Le 8 mai 1880, Flaubert meurt d’une attaque cérébrale, laissant sur sa table Bouvard et Pécuchet inachevé. Le roman est interrompu au dernier chapitre du premier volume : l’éducation. Son roman, selon ses propres mots, l’achève avant qu’il ne l’achève. Il lui manque, pense-t-il, encore six mois pour terminer le second volume, presque exclusivement fait de citations.
Chronologie
- 9 février 1813 : Naissance d’Achille Flaubert. C’est le premier enfant d’Achille-Cléophas et de Caroline Flaubert (dans la famille Flaubert, il y a trois génération de Caroline : la mère, la fille qui épouse Émile Hamard et la petite-fille, Caroline Commanville puis Franklin Grout.
- 12 décembre 1821 : Naissance à Rouen de Gustave Flaubert.
- 15 juillet 1824 : Naissance de Caroline, sœur de Gustave.
- 15 mai 1832 : Entrée au Collège royal de Rouen, en huitième.
- Été 1836 : Rencontre d’Élisa Schlésinger à Trouville.
- Décembre 1839 : Flaubert est renvoyé du Collège Royal de Rouen.
- Août 1840 : Flaubert passe seul le baccalauréat qu’il obtient.
- Août-octobre 1840 : Voyage dans les Pyrénées et en Corse.
- 1841-1843 : Études de Droit à Paris.
- Janvier 1844 : Premières crises nerveuses, Flaubert abandonne le droit et revient à Rouen.
- Juin 1844 : Installation des Flaubert à Croisset.
- 15 janvier 1846 : Mort d’Achille-Cléophas Flaubert à Rouen.
- 22 mars 1846 : Mort de la sœur de Flaubert, deux mois après son accouchement.
- 1846-1848 : Première liaison de Flaubert avec la poétesse Louise Colet.
- 24 mai 1848 -12 septembre 1849 : La Tentation de saint Antoine (1re version).
- 1849-1851 : Voyage en Orient avec Maxime Du Camp.
- 1851-1854 : Deuxième liaison avec Louise Colet.
- Été 1851 : Début de la rédaction de Madame Bovary.
- Fin 1856 : Madame Bovary paraît en feuilleton dans la Revue de Paris.
- Janvier-février 1857 : Procès de Madame Bovary et acquittement de l’auteur.
- 15 avril 1857 : Publication de Madame Bovary chez Michel Lévy.
- 1er septembre 1857 : Début de la rédaction de Salammbô.
- Avril-juin 1858 : Voyage en Algérie et en Tunisie pour Salammbô.
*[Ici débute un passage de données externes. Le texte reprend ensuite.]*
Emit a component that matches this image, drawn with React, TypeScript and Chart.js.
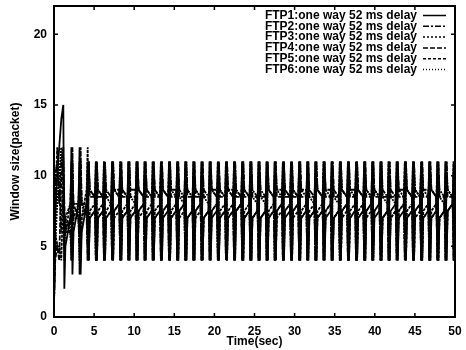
import React, { useEffect, useRef } from "react";
import { Chart, registerables } from "chart.js";

Chart.register(...registerables);

// Sample times (sec): dense around each window cut, sparse in between
const TIME = [
  0, 0.15, 0.40, 0.65, 0.91,
  1.16, 1.29, 1.42, 2.04, 2.17, 2.30, 2.43, 3.05, 3.19, 3.32, 3.45, 4.07, 4.20, 4.33, 4.46, 5.08,
  5.22, 5.35, 5.48, 6.10, 6.23, 6.36, 6.49, 7.11, 7.24, 7.37, 7.50, 8.12, 8.26, 8.39, 8.52, 9.14,
  9.27, 9.40, 9.53, 10.15, 10.29, 10.42, 10.55, 11.17, 11.30, 11.43, 11.56, 12.18, 12.31, 12.44, 12.57, 13.19,
  13.33, 13.46, 13.59, 14.21, 14.34, 14.47, 14.60, 15.22, 15.36, 15.49, 15.62, 16.24, 16.37, 16.50, 16.63, 17.25,
  17.38, 17.51, 17.64, 18.26, 18.40, 18.53, 18.66, 19.28, 19.41, 19.54, 19.67, 20.29, 20.43, 20.56, 20.69, 21.31,
  21.44, 21.57, 21.70, 22.32, 22.45, 22.58, 22.71, 23.33, 23.47, 23.60, 23.73, 24.35, 24.48, 24.61, 24.74, 25.36,
  25.50, 25.63, 25.76, 26.38, 26.51, 26.64, 26.77, 27.39, 27.52, 27.65, 27.78, 28.40, 28.54, 28.67, 28.80, 29.42,
  29.55, 29.68, 29.81, 30.43, 30.57, 30.70, 30.83, 31.45, 31.58, 31.71, 31.84, 32.46, 32.59, 32.72, 32.85, 33.47,
  33.61, 33.74, 33.87, 34.49, 34.62, 34.75, 34.88, 35.50, 35.64, 35.77, 35.90, 36.52, 36.65, 36.78, 36.91, 37.53,
  37.66, 37.79, 37.92, 38.54, 38.68, 38.81, 38.94, 39.56, 39.69, 39.82, 39.95, 40.57, 40.71, 40.84, 40.97, 41.59,
  41.72, 41.85, 41.98, 42.60, 42.73, 42.86, 42.99, 43.61, 43.75, 43.88, 44.01, 44.63, 44.76, 44.89, 45.02, 45.64,
  45.78, 45.91, 46.04, 46.66, 46.79, 46.92, 47.05, 47.67, 47.80, 47.93, 48.06, 48.68, 48.82, 48.95, 49.08, 49.70,
  49.83, 49.96,
];

// Window sizes (packets)
const FTP1 = [
  1, 7, 10, 12, 14, 15, 2, 5, 7, 12, 3, 6, 8, 12, 3, 6, 8, 11, 4, 7, 7.5,
  11,4,7,7.5, 11,4,7,7.5, 11,4,7.5,8, 11,4,7,7.5,
  11,4,7,7.5, 11,4,7.5,8, 11,4,7,7.5, 11,4,7,7.5,
  11,4,7,7.5, 11,4,7,7.5, 11,4,7.5,8, 11,4,7,7.5,
  11,4,7.5,8, 11,4,7,7.5, 11,4,7,7.5, 11,4,7,7.5,
  11,4,7,7.5, 11,4,7.5,8, 11,4,7,7.5, 11,4,7,7.5,
  11,4,7,7.5, 11,4,7,7.5, 11,4,7.5,8, 11,4,7,7.5,
  11,4,7.5,8, 11,4,7,7.5, 11,4,7,7.5, 11,4,7,7.5,
  11,4,7,7.5, 11,4,7,7.5, 11,4,7.5,8, 11,4,7,7.5,
  11,4,7,7.5, 11,4,7.5,8, 11,4,7,7.5, 11,4,7,7.5,
  11,4,7.5,8, 11,4,7,7.5, 11,4,7,7.5, 11,4,7.5,8,
  11,4,7,7.5, 11,4,7,7.5, 11,4,7,7.5, 11,4,7.5,8,
  11, 4,
];

const FTP2 = [
  1, 10, 11, 8, 11, 12, 5, 6, 7, 4, 12, 7, 7, 4, 11, 8, 7, 4, 11, 9, 8.5,
  4,11,9,8.5, 4,11,9,8.5, 4,11,9,9, 4,11,9,8.5,
  4,11,9,9, 4,11,9,8.5, 4,11,9,8.5, 4,11,9,8.5,
  4,11,9,8.5, 4,11,9,9, 4,11,9,8.5, 4,11,9,8.5,
  4,11,9,8.5, 4,11,9,8.5, 4,11,9,9, 4,11,9,8.5,
  4,11,9,9, 4,11,9,8.5, 4,11,9,8.5, 4,11,9,8.5,
  4,11,9,8.5, 4,11,9,8.5, 4,11,9,9, 4,11,9,8.5,
  4,11,9,8.5, 4,11,9,9, 4,11,9,8.5, 4,11,9,8.5,
  4,11,9,9, 4,11,9,8.5, 4,11,9,8.5, 4,11,9,9,
  4,11,9,8.5, 4,11,9,8.5, 4,11,9,8.5, 4,11,9,8.5,
  4,11,9,8.5, 4,11,9,9, 4,11,9,8.5, 4,11,9,8.5,
  4,11,9,9, 4,11,9,8.5, 4,11,9,8.5, 4,11,9,8.5,
  4, 11,
];

const FTP3 = [
  1, 6, 5, 5, 4, 9, 6, 7, 8, 11, 4, 8, 8, 11, 4, 7, 9, 12, 4, 7.5, 8,
  11,4,7.5,8, 11,4,7,7.5, 11,4,7.5,8, 11,4,7.5,8,
  11,4,7.5,8, 11,4,7.5,8, 11,4,7,7.5, 11,4,7.5,8,
  11,4,7.5,8, 11,4,7.5,8, 11,4,7.5,8, 11,4,7,7.5,
  11,4,7.5,8, 11,4,7,7.5, 11,4,7.5,8, 11,4,7.5,8,
  11,4,7.5,8, 11,4,7.5,8, 11,4,7.5,8, 11,4,7,7.5,
  11,4,7,7.5, 11,4,7.5,8, 11,4,7.5,8, 11,4,7.5,8,
  11,4,7.5,8, 11,4,7.5,8, 11,4,7,7.5, 11,4,7.5,8,
  11,4,7.5,8, 11,4,7,7.5, 11,4,7.5,8, 11,4,7.5,8,
  11,4,7.5,8, 11,4,7.5,8, 11,4,7.5,8, 11,4,7,7.5,
  11,4,7,7.5, 11,4,7.5,8, 11,4,7.5,8, 11,4,7.5,8,
  11,4,7.5,8, 11,4,7.5,8, 11,4,7,7.5, 11,4,7.5,8,
  11, 4,
];

const FTP4 = [
  1, 4, 5, 4, 10, 11, 8, 6, 6, 5, 11, 8, 7, 5, 12, 8, 8, 5, 11, 8.5, 8.5,
  4,11,8.5,8.5, 4,11,8.5,8.5, 4,11,9,8.5, 4,11,8.5,8.5,
  4,11,8.5,8.5, 4,11,9,8.5, 4,11,8.5,8.5, 4,11,8.5,8.5,
  4,11,9,8.5, 4,11,8.5,8.5, 4,11,8.5,8.5, 4,11,8.5,8.5,
  4,11,8.5,8.5, 4,11,8.5,8.5, 4,11,9,8.5, 4,11,8.5,8.5,
  4,11,9,8.5, 4,11,8.5,8.5, 4,11,8.5,8.5, 4,11,8.5,8.5,
  4,11,8.5,8.5, 4,11,9,8.5, 4,11,8.5,8.5, 4,11,8.5,8.5,
  4,11,8.5,8.5, 4,11,8.5,8.5, 4,11,8.5,8.5, 4,11,9,8.5,
  4,11,8.5,8.5, 4,11,8.5,8.5, 4,11,9,8.5, 4,11,8.5,8.5,
  4,11,9,8.5, 4,11,8.5,8.5, 4,11,8.5,8.5, 4,11,8.5,8.5,
  4,11,8.5,8.5, 4,11,8.5,8.5, 4,11,9,8.5, 4,11,8.5,8.5,
  4,11,8.5,8.5, 4,11,9,8.5, 4,11,8.5,8.5, 4,11,8.5,8.5,
  4, 11,
];

const FTP5 = [
  1, 8, 12, 9, 6, 11, 7, 6, 8, 10, 5, 7, 8, 10, 4, 7, 8, 10, 4, 7, 7.5,
  10,4,7,7.5, 10,5,7.5,8, 10,4,7,7.5, 10,4,7,7.5,
  10,4,7,7.5, 10,4,7,7.5, 10,5,7.5,8, 10,4,7,7.5,
  10,5,7.5,8, 10,4,7,7.5, 10,4,7,7.5, 10,4,7,7.5,
  10,4,7,7.5, 10,4,7,7.5, 10,5,7.5,8, 10,4,7,7.5,
  10,4,7,7.5, 10,5,7.5,8, 10,4,7,7.5, 10,4,7,7.5,
  10,4,7,7.5, 10,4,7,7.5, 10,4,7,7.5, 10,5,7.5,8,
  10,4,7,7.5, 10,4,7,7.5, 10,5,7.5,8, 10,4,7,7.5,
  10,5,7.5,8, 10,4,7,7.5, 10,4,7,7.5, 10,4,7,7.5,
  10,4,7,7.5, 10,4,7,7.5, 10,5,7.5,8, 10,4,7,7.5,
  10,4,7,7.5, 10,5,7.5,8, 10,4,7,7.5, 10,4,7,7.5,
  10,4,7,7.5, 10,4,7,7.5, 10,4,7,7.5, 10,5,7.5,8,
  10, 4,
];

const FTP6 = [
  1, 5, 8, 10, 12, 10, 4, 7, 6, 4, 10, 8, 8, 3, 10, 8, 8, 4, 11, 9, 8.5,
  4,10,9,8.5, 4,10,8.5,8, 4,10,9,8.5, 4,10,9,8.5,
  4,10,8.5,8, 4,10,9,8.5, 4,10,9,8.5, 4,10,9,8.5,
  4,10,9,8.5, 4,10,9,8.5, 4,10,8.5,8, 4,10,9,8.5,
  4,10,9,8.5, 4,10,8.5,8, 4,10,9,8.5, 4,10,9,8.5,
  4,10,9,8.5, 4,10,9,8.5, 4,10,9,8.5, 4,10,8.5,8,
  4,10,8.5,8, 4,10,9,8.5, 4,10,9,8.5, 4,10,9,8.5,
  4,10,9,8.5, 4,10,9,8.5, 4,10,8.5,8, 4,10,9,8.5,
  4,10,9,8.5, 4,10,8.5,8, 4,10,9,8.5, 4,10,9,8.5,
  4,10,9,8.5, 4,10,9,8.5, 4,10,9,8.5, 4,10,8.5,8,
  4,10,8.5,8, 4,10,9,8.5, 4,10,9,8.5, 4,10,9,8.5,
  4,10,9,8.5, 4,10,9,8.5, 4,10,8.5,8, 4,10,9,8.5,
  4, 10,
];

const SERIES = [FTP1, FTP2, FTP3, FTP4, FTP5, FTP6];
const SERIES_LABELS = [
  "FTP1:one way 52 ms delay",
  "FTP2:one way 52 ms delay",
  "FTP3:one way 52 ms delay",
  "FTP4:one way 52 ms delay",
  "FTP5:one way 52 ms delay",
  "FTP6:one way 52 ms delay",
];
const X_TICKS = [0, 5, 10, 15, 20, 25, 30, 35, 40, 45, 50];
const Y_TICKS = [0, 5, 10, 15, 20];
const X_TITLE = "Time(sec)";
const Y_TITLE = "Window size(packet)";

const LEGEND_DASHES: number[][] = [[], [6, 2, 2, 2], [2, 2], [5, 2], [3, 2], [1, 2]];
const DATA_DASHES: number[][] = [[], [6, 1, 2, 1], [3, 1], [5, 1.5], [3, 1.5], [2, 1]];
const FONT_FAMILY = '"Liberation Sans", Arial, Helvetica, sans-serif';

const framePlugin = {
  id: "frameAndLegend",
  afterDraw(chart: any) {
    const { ctx, chartArea } = chart;
    const { left, right, top, bottom } = chartArea;
    const xs = chart.scales.x;
    const ys = chart.scales.y;
    ctx.save();
    ctx.strokeStyle = "#000";
    ctx.setLineDash([]);
    ctx.lineWidth = 2;
    ctx.strokeRect(left, top, right - left, bottom - top);
    ctx.lineWidth = 1.5;
    ctx.beginPath();
    X_TICKS.forEach((v) => {
      const px = xs.getPixelForValue(v);
      ctx.moveTo(px, bottom);
      ctx.lineTo(px, bottom - 4);
      ctx.moveTo(px, top);
      ctx.lineTo(px, top + 4);
    });
    Y_TICKS.forEach((v) => {
      const py = ys.getPixelForValue(v);
      ctx.moveTo(left, py);
      ctx.lineTo(left + 4, py);
      ctx.moveTo(right, py);
      ctx.lineTo(right - 4, py);
    });
    ctx.stroke();

    // legend
    ctx.font = `bold 12px ${FONT_FAMILY}`;
    ctx.fillStyle = "#000";
    ctx.textAlign = "right";
    ctx.textBaseline = "middle";
    chart.data.datasets.forEach((ds: any, i: number) => {
      const yy = top + 9.5 + i * 10.8;
      ctx.fillText(ds.label, right - 38, yy);
      ctx.lineWidth = 1.5;
      ctx.setLineDash(LEGEND_DASHES[i]);
      ctx.beginPath();
      ctx.moveTo(right - 32, yy);
      ctx.lineTo(right - 9, yy);
      ctx.stroke();
    });
    ctx.restore();
  },
};

export default function App() {
  const canvasRef = useRef<HTMLCanvasElement | null>(null);

  useEffect(() => {
    const canvas = canvasRef.current;
    if (!canvas) return;
    const tickFont = { family: FONT_FAMILY, size: 12, weight: "bold" as const };
    const chart = new Chart(canvas, {
      type: "line",
      data: {
        datasets: SERIES.map((vals, i) => ({
          label: SERIES_LABELS[i],
          data: TIME.map((t, j) => ({ x: t, y: vals[j] })),
          borderColor: "#000",
          backgroundColor: "#000",
          borderWidth: 1.8,
          borderDash: DATA_DASHES[i],
          pointRadius: 0,
          fill: false,
          tension: 0,
        })),
      },
      options: {
        animation: false,
        responsive: false,
        events: [],
        layout: { padding: { top: 6, right: 11, left: 0, bottom: 0 } },
        plugins: {
          legend: { display: false },
          tooltip: { enabled: false },
        },
        scales: {
          x: {
            type: "linear",
            min: 0,
            max: 50,
            grid: { display: false, drawTicks: false },
            border: { display: false },
            ticks: {
              stepSize: 5,
              color: "#000",
              font: tickFont,
              padding: 7,
              maxRotation: 0,
            },
            title: {
              display: true,
              text: X_TITLE,
              color: "#000",
              font: tickFont,
              padding: { top: 0, bottom: 1 },
            },
            afterFit: (s: any) => {
              s.height = 33;
              s.paddingLeft = 0;
              s.paddingRight = 0;
            },
          },
          y: {
            type: "linear",
            min: 0,
            max: 22,
            grid: { display: false, drawTicks: false },
            border: { display: false },
            ticks: {
              stepSize: 5,
              includeBounds: false,
              color: "#000",
              font: tickFont,
              padding: 7,
            },
            title: {
              display: true,
              text: Y_TITLE,
              color: "#000",
              font: tickFont,
              padding: { top: 8, bottom: 0 },
            },
            afterFit: (s: any) => {
              s.width = 54;
              s.paddingTop = 0;
              s.paddingBottom = 0;
            },
          },
        },
      },
      plugins: [framePlugin],
    });
    return () => chart.destroy();
  }, []);

  return (
    <div style={{ position: "fixed", left: 0, top: 0, width: 466, height: 350, background: "#fff" }}>
      <canvas ref={canvasRef} width={466} height={350} style={{ display: "block" }} />
    </div>
  );
}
- 24 novembre 1862 : Publication de Salammbô chez Michel Lévy.
- Juin 1862-décembre 1863 : Rédaction de la pièce de théâtre Le Château des Cœurs, rédigé en collaboration avec Louis Bouilhet et Charles d’Osmoy.
- 1er septembre 1864 : Début de la rédaction de L’Éducation sentimentale.
- 2 mai 1867 : Louis Bouilhet est nommé conservateur à la Bibliothèque Municipale de Rouen.
- 18 juillet 1869 : Mort de Louis Bouilhet à Rouen.
- 17 novembre 1869 : Publication de L’Éducation sentimentale chez Michel Lévy.
- Hiver 1870-1871 : Les Prussiens occupent Croisset.
- 17 janvier 1872 : Lettre de M Gustave Flaubert à la Municipalité de Rouen au sujet d’un vote concernant Louis Bouilhet (à propos de son monument).
- 6 avril 1872 : Mort de la mère de Flaubert.
- 1er avril 1874 : Publication de La Tentation de Saint Antoine chez Charpentier.
- 24 Avril 1877 : Publication de Trois contes chez Charpentier.
- 1877-1880 : Rédaction de Bouvard et Pécuchet, commencée entre 1872 et 1874.
- 8 mai 1880 : Mort de Flaubert à Croisset.
- Mars 1881 : Publication posthume de Bouvard et Pécuchet chez Lemerre.